Deputy Inna Gardiner explained that the land would be used to restore gardens for two families living nearby and the rest of the area, which borders National Trust for Jersey land, would be given to the parish of St Helier to create an access route.
Last week, environmentalist Sheena Brockie said she had been left ‘utterly devastated’ at the decimation of the woodland in St Helier.
She has called for blanket legislation to be introduced in order to better protect trees in the Island.
Deputy Gardiner said it was important that ‘legislation’ was in place to protect trees and there was a ‘process’ to follow to remove them.
She said that she had been in contact with the landowners since March and they had agreed to donate some of the land to the parish.
‘The area is made up of garden and agricultural land,’ she said. ‘The area had become overgrown and was made up of invasive non-native species of trees that were not on the protected list. They had become dangerous due to overhanging and the area had also been used for fly tipping and so the land was completely cleared.

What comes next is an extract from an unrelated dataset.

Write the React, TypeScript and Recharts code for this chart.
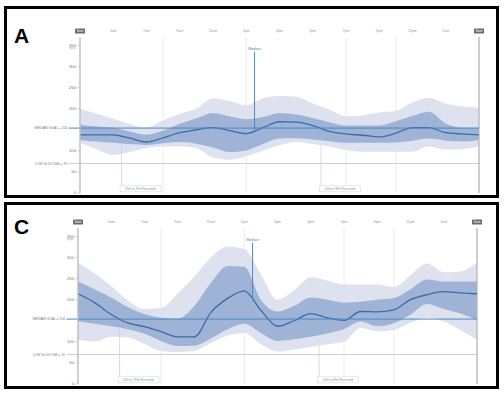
import {
  ComposedChart,
  Area,
  Line,
  XAxis,
  YAxis,
  CartesianGrid,
  ReferenceLine,
} from "recharts";

// hours since 3am (axis runs 3am -> 3am)
const hours = [0, 1, 2, 3, 4, 5, 6, 7, 8, 9, 10, 11, 12, 13, 14, 15, 16, 17, 18, 19, 20, 21, 22, 23, 24];
const xTicks = [0, 2, 4, 6, 8, 10, 12, 14, 16, 18, 20, 22, 24];
const xTickLabels = ["3am", "5am", "7am", "9am", "11am", "1pm", "3pm", "5pm", "7pm", "9pm", "11pm", "1am", "3am"];
const yTicks = [0, 50, 100, 200, 250, 300, 350];
const mealLines = [5, 10, 16, 19];

// panel A
const aP10 = [119, 104, 90, 97, 107, 110, 110, 106, 84, 79, 87, 100, 113, 121, 116, 110, 102, 98, 98, 98, 98, 110, 103, 104, 110];
const aP25 = [126, 122, 119, 116, 114, 118, 121, 117, 108, 97, 101, 116, 129, 130, 127, 123, 119, 119, 119, 120, 124, 129, 124, 122, 126];
const aMed = [138, 138, 138, 130, 121, 131, 143, 150, 155, 148, 141, 155, 169, 168, 160, 146, 140, 137, 133, 142, 155, 155, 143, 140, 138];
const aP75 = [162, 158, 155, 146, 138, 148, 164, 177, 190, 182, 175, 180, 190, 186, 178, 168, 160, 160, 160, 170, 183, 193, 165, 155, 155];
const aP90 = [200, 188, 176, 163, 155, 172, 188, 200, 224, 218, 208, 225, 230, 228, 212, 198, 182, 184, 191, 195, 215, 226, 212, 205, 202];

// panel C
const cP10 = [105, 101, 112, 110, 95, 78, 76, 79, 97, 115, 121, 95, 77, 82, 88, 94, 100, 133, 125, 128, 145, 157, 148, 128, 105];
const cP25 = [148, 143, 137, 130, 119, 102, 90, 91, 108, 130, 143, 121, 102, 106, 112, 120, 130, 148, 137, 144, 165, 190, 178, 167, 152];
const cMed = [214, 193, 165, 145, 136, 124, 112, 112, 170, 203, 221, 175, 137, 150, 167, 157, 151, 172, 171, 176, 200, 212, 219, 216, 214];
const cP75 = [243, 225, 205, 182, 166, 157, 155, 185, 240, 280, 278, 200, 172, 185, 205, 200, 193, 195, 200, 204, 225, 248, 243, 243, 243];
const cP90 = [288, 262, 232, 198, 178, 180, 215, 255, 300, 326, 320, 260, 200, 222, 253, 245, 236, 236, 236, 230, 258, 286, 265, 267, 288];

const MEDIAN_GOAL = 154;
const LOW_GLUCOSE = 70;

const OUTER = "#dde2ee";
const INNER = "#9fb3d7";
const MEDIAN = "#3b6ca6";
const GOAL = "#4a88c3";
const FONT = "Liberation Sans, Arial, sans-serif";

const XTick = ({ x, y, payload }: any) => {
  const i = xTicks.indexOf(payload.value);
  const label = xTickLabels[i];
  const boxed = i === 0 || i === xTicks.length - 1;
  return (
    <g>
      {boxed && <rect x={x - 5} y={y - 8.5} width={10} height={5} rx={0.6} fill="#6b6b6b" />}
      <text
        x={x}
        y={y - 6}
        dy="0.35em"
        textAnchor="middle"
        fontSize={3.6}
        fontFamily={FONT}
        fill={boxed ? "#fff" : "#999"}
      >
        {label}
      </text>
    </g>
  );
};

const YTick = ({ x, y, payload }: any) => (
  <g>
    <text x={x} y={y} dy="0.35em" textAnchor="end" fontSize={4.2} fontFamily={FONT} fill="#777">
      {payload.value}
    </text>
    {payload.value === 350 && (
      <text x={x} y={y + 4} textAnchor="end" fontSize={2.6} fontFamily={FONT} fill="#aaa">
        mg/dL
      </text>
    )}
  </g>
);

const Callout = ({ viewBox, text }: any) => {
  const bx = viewBox.x - 1.5;
  const by = viewBox.y + viewBox.height;
  return (
    <g>
      <rect x={bx} y={by} width={41} height={6} fill="#fff" stroke="#cfd7e8" strokeWidth={0.6} />
      <text
        x={bx + 20.5}
        y={by + 3}
        dy="0.35em"
        textAnchor="middle"
        fontSize={3.1}
        fontFamily={FONT}
        fill="#8c8c8c"
      >
        {text}
      </text>
    </g>
  );
};

interface PanelProps {
  p10: number[];
  p25: number[];
  med: number[];
  p75: number[];
  p90: number[];
  top: number;
  height: number;
  left: number;
  right: number;
  marginTop: number;
}

function AgpChart({ p10, p25, med, p75, p90, top, height, left, right, marginTop }: PanelProps) {
  const rows = hours.map((h, i) => ({
    h,
    outer: [p10[i], p90[i]],
    inner: [p25[i], p75[i]],
    med: med[i],
  }));
  const medianAt = (med[10] + med[11]) / 2;
  const innerEdge = (p25[2] + p25[3]) / 2;
  const outerEdge = (p10[14] + p10[15]) / 2;

  return (
    <div style={{ position: "absolute", left: 0, top }}>
      <ComposedChart
        width={504}
        height={height}
        data={rows}
        margin={{ top: marginTop, right, left: left - 40, bottom: 3 }}
      >
        <CartesianGrid horizontal={false} verticalValues={mealLines} stroke="#e6e6e6" strokeWidth={0.8} />
        <XAxis
          dataKey="h"
          type="number"
          orientation="top"
          domain={[0, 24]}
          ticks={xTicks}
          tick={<XTick />}
          tickSize={0}
          tickMargin={0}
          axisLine={false}
          height={12}
          interval={0}
        />
        <YAxis
          type="number"
          domain={[0, 370]}
          ticks={yTicks}
          tick={<YTick />}
          tickSize={3}
          tickMargin={1}
          width={40}
          axisLine={{ stroke: "#bdbdbd", strokeWidth: 1.4 }}
          tickLine={{ stroke: "#bdbdbd", strokeWidth: 0.6 }}
          interval={0}
        />
        <Area
          dataKey="outer"
          type="monotone"
          fill={OUTER}
          fillOpacity={1}
          stroke="none"
          isAnimationActive={false}
        />
        <Area
          dataKey="inner"
          type="monotone"
          fill={INNER}
          fillOpacity={1}
          stroke="none"
          isAnimationActive={false}
        />
        <ReferenceLine
          ifOverflow="visible"
          segment={[{ x: -0.7, y: LOW_GLUCOSE }, { x: 24, y: LOW_GLUCOSE }]}
          stroke="#cfcfcf"
          strokeWidth={1}
          label={{ value: `LOW GLUCOSE = ${LOW_GLUCOSE}`, position: "left", offset: 1.5, fontSize: 3.3, fill: "#777", fontFamily: FONT }}
        />
        <ReferenceLine
          ifOverflow="visible"
          segment={[{ x: 24, y: 0 }, { x: 24, y: 370 }]}
          stroke="#b5b5b5"
          strokeWidth={1.3}
        />
        <ReferenceLine
          ifOverflow="visible"
          segment={[{ x: 2.5, y: 17 }, { x: 2.5, y: innerEdge }]}
          stroke="#c8d2e6"
          strokeWidth={0.8}
          label={<Callout text="25th to 75th Percentile" />}
        />
        <ReferenceLine
          ifOverflow="visible"
          segment={[{ x: 14.5, y: 17 }, { x: 14.5, y: outerEdge }]}
          stroke="#c8d2e6"
          strokeWidth={0.8}
          label={<Callout text="10th to 90th Percentile" />}
        />
        <Line
          dataKey="med"
          type="monotone"
          stroke={MEDIAN}
          strokeWidth={1.3}
          dot={false}
          isAnimationActive={false}
        />
        <ReferenceLine
          ifOverflow="visible"
          segment={[{ x: -0.7, y: MEDIAN_GOAL }, { x: 24, y: MEDIAN_GOAL }]}
          stroke={GOAL}
          strokeWidth={1}
          label={{ value: `MEDIAN GOAL = ${MEDIAN_GOAL}`, position: "left", offset: 1.5, fontSize: 3.3, fill: "#777", fontFamily: FONT }}
        />
        <ReferenceLine
          ifOverflow="visible"
          segment={[{ x: 10.5, y: medianAt }, { x: 10.5, y: 335 }]}
          stroke={GOAL}
          strokeWidth={1}
          label={{ value: "Median", position: "top", offset: 1.5, fontSize: 3.8, fill: GOAL, fontFamily: FONT }}
        />
      </ComposedChart>
    </div>
  );
}

const panelStyle = (top: number, height: number): React.CSSProperties => ({
  position: "absolute",
  left: 4,
  top,
  width: 495,
  height,
  border: "3px solid #000",
  boxSizing: "border-box",
  background: "#fff",
});

const letterStyle = (top: number): React.CSSProperties => ({
  position: "absolute",
  left: 14,
  top,
  fontFamily: FONT,
  fontWeight: 700,
  fontSize: 21,
  lineHeight: "21px",
  color: "#000",
});

export default function App() {
  return (
    <div style={{ position: "absolute", left: 0, top: 0, width: 504, height: 395, background: "#fff" }}>
      <div style={panelStyle(6, 192)} />
      <div style={panelStyle(202, 187)} />
      <div style={letterStyle(25)}>A</div>
      <div style={letterStyle(216)}>C</div>
      <AgpChart p10={aP10} p25={aP25} med={aMed} p75={aP75} p90={aP90} top={0} height={196} left={80} right={25} marginTop={25} />
      <AgpChart p10={cP10} p25={cP25} med={cMed} p75={cP75} p90={cP90} top={200} height={187} left={78} right={27} marginTop={16} />
    </div>
  );
}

‘The garden will now be restored to a usable state for the families of the two surrounding houses and we are in discussions with the landowners, who will donate two pieces of the land to the parish to create an access route from La Pouquelaye to the National Trust land.’
Deputy Gardiner said the landowners never had the intention of building houses on the area.
‘I was horrified just like everyone else when I saw the site but I now understand that the landowners have been following a process,’ she said.